Caitlyn Bartlett with Kaleb Cooper and Caitlin Oxton. Photos by Paul Nicholls.Caitlyn Bartlett with Kaleb Cooper and Caitlin Oxton. Photos by Paul Nicholls.
Caitlyn Bartlett with Kaleb Cooper and Caitlin Oxton. Photos by Paul Nicholls.

Lincolnshire student wins prestigious Kaleb Cooper agriculture bursary

Kaleb Cooper is an agricultural entrepreneur who trains Jeremy Clarkson in the TV show ‘Clarkson’s Farm’.

A Lincolnshire agriculture student – who may have struggled to get into the sector as she’s not from an agricultural background - is to get a helping hand from farming entrepreneur and TV celebrity Kaleb Cooper.

Caitlyn Bartlett, 19, from Brothertoft near Boston, was one of two winners of the inaugural Kaleb Cooper Agriculture Bursary for students at Gloucestershire’s Royal Agricultural University (RAU) where she is in her first year studying for a BSc in Agriculture.

Kaleb came to fame in the Amazon TV series Clarkson’s Farm in 2021 during which he tries to teach the former Top Gear presenter how to manage the farm he bought in 2018.

Caitlyn recently met the man himself when she and the other winner – fellow RAU student Caitlin Oxton, 20, from Clifton in Bedfordshire - joined Kaleb at Cirencester Livestock Market, near the RAU, to help him buy two calves which will join the herd at his farm near Chipping Norton in Oxfordshire.

Speaking after the market Kaleb said: “It’s been an amazing day. It’s really exciting to have the two students with me - to introduce them to their first cattle market and actually buy their first cattle.

“I didn’t start bidding on cattle until I was 24 because I didn’t have the confidence. If I can give them the confidence at 19 and 20 then that’s what investing in people and future farming generations is all about.

“Cailtyn bought a calf for me – and they both had a bid. To see the smile on their faces was great fun. And this is just the start for them – and I hope they enjoy farming as much as I do!”

The two girls were selected from a batch of applications for the first ever bursary which was launched earlier this year at the RAU’s Cirencester campus.

The bursary, which was open to RAU undergraduate agriculture students, will provide Caitlyn and Caitlin with a £3,000 payment as well as the opportunity for a work placement with either Kaleb himself or one of his industry partners.

Caitlyn said: “It was a great experience and amazing to be able to bid. I bid for one of the calves and won which was really exciting. It was the one I wanted – it had really big eyes! I wasn’t really keeping track of the price but I think I spent about £150!

“Coming from a non-farming background, it can be challenging to enter an industry that is often based on what contacts you have so I was really pleased to have been selected as one of the bursary winners.

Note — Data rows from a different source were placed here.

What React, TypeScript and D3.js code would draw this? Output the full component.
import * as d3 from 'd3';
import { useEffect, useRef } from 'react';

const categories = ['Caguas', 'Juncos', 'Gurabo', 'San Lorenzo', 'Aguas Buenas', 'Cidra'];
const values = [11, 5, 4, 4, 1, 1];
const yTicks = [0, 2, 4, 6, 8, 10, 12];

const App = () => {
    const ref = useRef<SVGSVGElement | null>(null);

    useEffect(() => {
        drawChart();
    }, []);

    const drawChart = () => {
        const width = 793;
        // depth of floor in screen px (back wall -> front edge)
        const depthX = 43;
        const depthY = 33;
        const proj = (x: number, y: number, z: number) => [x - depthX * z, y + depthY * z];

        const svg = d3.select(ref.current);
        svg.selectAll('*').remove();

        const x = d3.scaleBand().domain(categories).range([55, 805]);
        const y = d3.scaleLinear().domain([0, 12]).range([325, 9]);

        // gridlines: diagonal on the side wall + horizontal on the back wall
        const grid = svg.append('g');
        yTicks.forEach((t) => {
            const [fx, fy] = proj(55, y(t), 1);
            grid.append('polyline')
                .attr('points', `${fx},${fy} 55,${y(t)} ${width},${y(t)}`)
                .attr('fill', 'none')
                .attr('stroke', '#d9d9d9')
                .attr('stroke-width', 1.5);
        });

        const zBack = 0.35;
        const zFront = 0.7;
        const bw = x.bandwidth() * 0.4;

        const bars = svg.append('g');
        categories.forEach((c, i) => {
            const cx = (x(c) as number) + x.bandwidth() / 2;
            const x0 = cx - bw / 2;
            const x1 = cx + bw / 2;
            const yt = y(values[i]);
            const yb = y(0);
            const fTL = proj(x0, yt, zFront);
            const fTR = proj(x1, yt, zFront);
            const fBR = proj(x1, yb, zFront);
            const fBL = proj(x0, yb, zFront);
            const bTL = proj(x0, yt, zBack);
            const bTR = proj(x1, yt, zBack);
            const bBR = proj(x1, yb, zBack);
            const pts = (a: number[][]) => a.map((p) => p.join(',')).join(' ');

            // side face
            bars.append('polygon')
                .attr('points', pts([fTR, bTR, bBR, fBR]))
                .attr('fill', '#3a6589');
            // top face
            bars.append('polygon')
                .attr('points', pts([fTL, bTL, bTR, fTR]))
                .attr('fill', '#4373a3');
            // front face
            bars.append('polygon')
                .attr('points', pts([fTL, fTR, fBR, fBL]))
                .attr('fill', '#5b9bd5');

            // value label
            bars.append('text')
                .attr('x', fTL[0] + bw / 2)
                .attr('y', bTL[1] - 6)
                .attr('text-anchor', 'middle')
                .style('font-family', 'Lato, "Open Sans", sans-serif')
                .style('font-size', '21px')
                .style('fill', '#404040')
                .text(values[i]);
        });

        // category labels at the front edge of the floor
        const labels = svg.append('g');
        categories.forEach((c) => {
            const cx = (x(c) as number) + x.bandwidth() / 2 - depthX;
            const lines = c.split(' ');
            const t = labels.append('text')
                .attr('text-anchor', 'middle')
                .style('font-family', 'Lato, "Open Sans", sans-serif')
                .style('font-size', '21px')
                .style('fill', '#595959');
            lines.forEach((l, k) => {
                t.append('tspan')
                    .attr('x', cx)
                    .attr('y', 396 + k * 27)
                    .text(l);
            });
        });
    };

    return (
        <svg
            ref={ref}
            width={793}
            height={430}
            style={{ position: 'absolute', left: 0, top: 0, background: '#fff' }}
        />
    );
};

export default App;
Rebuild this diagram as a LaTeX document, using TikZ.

“This bursary will not only help me to gain further vital industry experience and knowledge through the work placement with Kaleb himself but will really help open up many different opportunities for me in the future within the agricultural sector.”

Self-made agricultural entrepreneur and farm contractor, Kaleb, has been working in and around farms since he was a schoolboy and is a passionate supporter of UK agriculture and opportunities for young people to enter the sector.

Launching the bursary to students at the Cirencester university in May he said: “Farming is who I am. Encouraging the younger generation into agriculture has always been so important to me.

“I feel lucky that I knew my path from such an early age and want to help spread that passion and drive. Launching this bursary means so much, as it can support students who want to pursue an agricultural career or who might be struggling to get into farming.”

Kaleb was keen that the bursary was given to a student who came from a non-agricultural background, as he himself did. He said: “Having come from a non-farming background I believe agriculture can be for anybody! I know there’s so much potential for young people to have brilliant careers in agriculture. It should be open to all and especially those who have financial difficulties or are completely new to farming.”